I know it’s so easy to say that when I’m not in situation, no matter how much I can imagine what it’s like. But I also believe that if you want something enough, you do it. You want to be a stressed out workaholic? That’s what you’re going to be. You want to find balance in your life – whether it involves work, school, friends, family or kids – you do it. It’s not easy of course, but you do it. And a lot of times finding this balance of a happy life involves bringing other people into your problems. Which is scary, I know. And it won’t be all sunshine and rainbows everyday either. But do you want to continue trying to do it all yourself and be miserable, or do you want to be happy? Because that’s completely your choice.

Lately, Seth Godin has been my favorite reads. His insight is sometimes what I’ve been thinking or even stating in my day-to-day life, but also inspirational during my current career struggles.
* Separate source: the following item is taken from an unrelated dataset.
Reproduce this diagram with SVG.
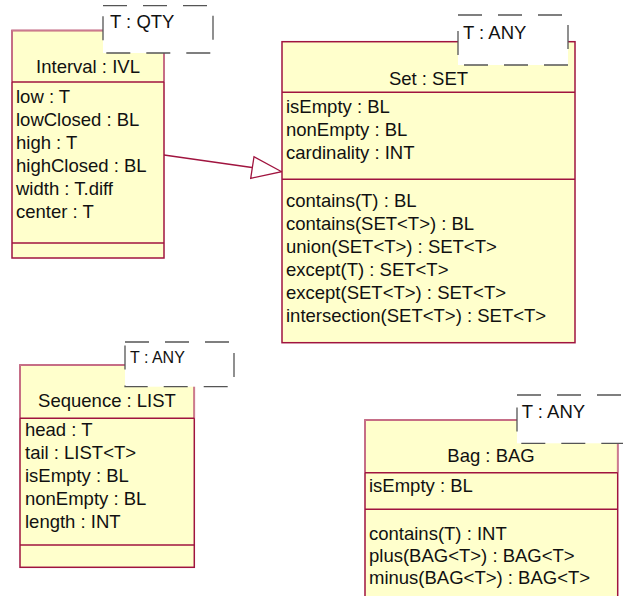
<svg xmlns="http://www.w3.org/2000/svg" width="623" height="596" viewBox="0 0 623 596">
<style>
text{font-family:"Liberation Sans",Arial,sans-serif;font-size:18.5px;fill:#111}
.box{fill:#ffffcc;stroke:#a0143f;stroke-width:1.5}
.nm{fill:none;stroke:#cc7a90;stroke-width:1.5}
.div{stroke:#a0143f;stroke-width:1.5}
.tpl{fill:#fff;stroke:#555;stroke-width:1.3;stroke-dasharray:24 16}
.c{text-anchor:middle}
.conn{fill:none;stroke:#a0143f;stroke-width:1.3}
</style>
<rect width="623" height="596" fill="#fff"/>
<g id="connectors">
<line class="conn" x1="164" y1="155" x2="252" y2="167.5"/>
<polygon points="281.7,171.7 254,156.7 250.7,178.3" fill="#fff" stroke="#a0143f" stroke-width="1.3"/>
</g>
<g id="interval">
<rect class="box" x="12" y="30.5" width="152" height="227.5"/>
<path class="nm" d="M12,82 V30.5 H164 V82"/>
<line class="div" x1="12" y1="82" x2="164" y2="82"/>
<line class="div" x1="12" y1="243" x2="164" y2="243"/>
<rect class="tpl" x="103" y="5.7" width="110" height="47.3"/>
<text x="110" y="28">T : QTY</text>
<text class="c" x="88" y="73">Interval : IVL</text>
<text x="16" y="102.5">low : T</text>
<text x="16" y="125.5">lowClosed : BL</text>
<text x="16" y="148.5">high : T</text>
<text x="16" y="171.5">highClosed : BL</text>
<text x="16" y="194.5">width : T.diff</text>
<text x="16" y="217.5">center : T</text>
</g>
<g id="set">
<rect class="box" x="282" y="41.7" width="293" height="301"/>
<line class="div" x1="282" y1="92.3" x2="575" y2="92.3"/>
<line class="div" x1="282" y1="179.3" x2="575" y2="179.3"/>
<rect class="tpl" x="458" y="15" width="110" height="50"/>
<text x="463" y="39">T : ANY</text>
<text class="c" x="428.5" y="85">Set : SET</text>
<text x="286" y="112.5">isEmpty : BL</text>
<text x="286" y="135.5">nonEmpty : BL</text>
<text x="286" y="158.5">cardinality : INT</text>
<text x="286" y="206.5">contains(T) : BL</text>
<text x="286" y="229.5">contains(SET&lt;T&gt;) : BL</text>
<text x="286" y="252.5">union(SET&lt;T&gt;) : SET&lt;T&gt;</text>
<text x="286" y="275.5">except(T) : SET&lt;T&gt;</text>
<text x="286" y="298.5">except(SET&lt;T&gt;) : SET&lt;T&gt;</text>
<text x="286" y="321.5">intersection(SET&lt;T&gt;) : SET&lt;T&gt;</text>
</g>
<g id="sequence">
<rect class="box" x="20" y="365" width="174.3" height="202.3"/>
<path class="nm" d="M20,418.3 V365 H194.3 V418.3"/>
<line class="div" x1="20" y1="418.3" x2="194.3" y2="418.3"/>
<line class="div" x1="20" y1="545" x2="194.3" y2="545"/>
<rect class="tpl" x="125" y="342" width="109" height="44.7"/>
<text x="130" y="363.3" style="font-size:16px">T : ANY</text>
<text class="c" x="107" y="406.5">Sequence : LIST</text>
<text x="25" y="436">head : T</text>
<text x="25" y="459">tail : LIST&lt;T&gt;</text>
<text x="25" y="482">isEmpty : BL</text>
<text x="25" y="505">nonEmpty : BL</text>
<text x="25" y="528">length : INT</text>
</g>
<g id="bag">
<rect class="box" x="365" y="420" width="252.7" height="190"/>
<path class="nm" d="M365,472.7 V420 H617.7 V472.7"/>
<line class="div" x1="365" y1="472.7" x2="617.7" y2="472.7"/>
<line class="div" x1="365" y1="509.3" x2="617.7" y2="509.3"/>
<rect class="tpl" x="517" y="395" width="110" height="48.3"/>
<text x="521.7" y="418.3">T : ANY</text>
<text class="c" x="491" y="461.5">Bag : BAG</text>
<text x="369" y="491.5">isEmpty : BL</text>
<text x="369" y="539.5">contains(T) : INT</text>
<text x="369" y="561.5">plus(BAG&lt;T&gt;) : BAG&lt;T&gt;</text>
<text x="369" y="583.5">minus(BAG&lt;T&gt;) : BAG&lt;T&gt;</text>
</g>
</svg>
Recently he stated:

“You’re not lucky to have this job, they’re lucky to have you. Every day, you invest a little bit of yourself into your work, and one of the biggest choices available to you is where you’ll be making that investment.

That project that you’re working on, or that boss you report to… worth it?

Investing in the wrong place for a week or a month won’t kill you. But spending ten years contributing to something that you don’t care about, or working with someone who doesn’t care about you… you can do better.”

He also said:

“…The best way to honor someone who has said something smart and useful is to say something back that is smart and useful. The other way to honor them is to go do something with what you learned.

Good listeners get what they deserve–better speakers.”

So maybe you’re having a hard time in your life, and you’re going to someone to vent. Do them a favor – listen to what they say. And I’m not necessarily talking about the small boosting talks we all need now and then – I’m talking about when you’re having a problem and you’re talking [sometimes complaining] about it and the person you’re talking to is trying to help. The best thing you can do to respect that person who’s there for you in your time of need is to at least consider what they’re saying. And you never know, it might be helpful after all.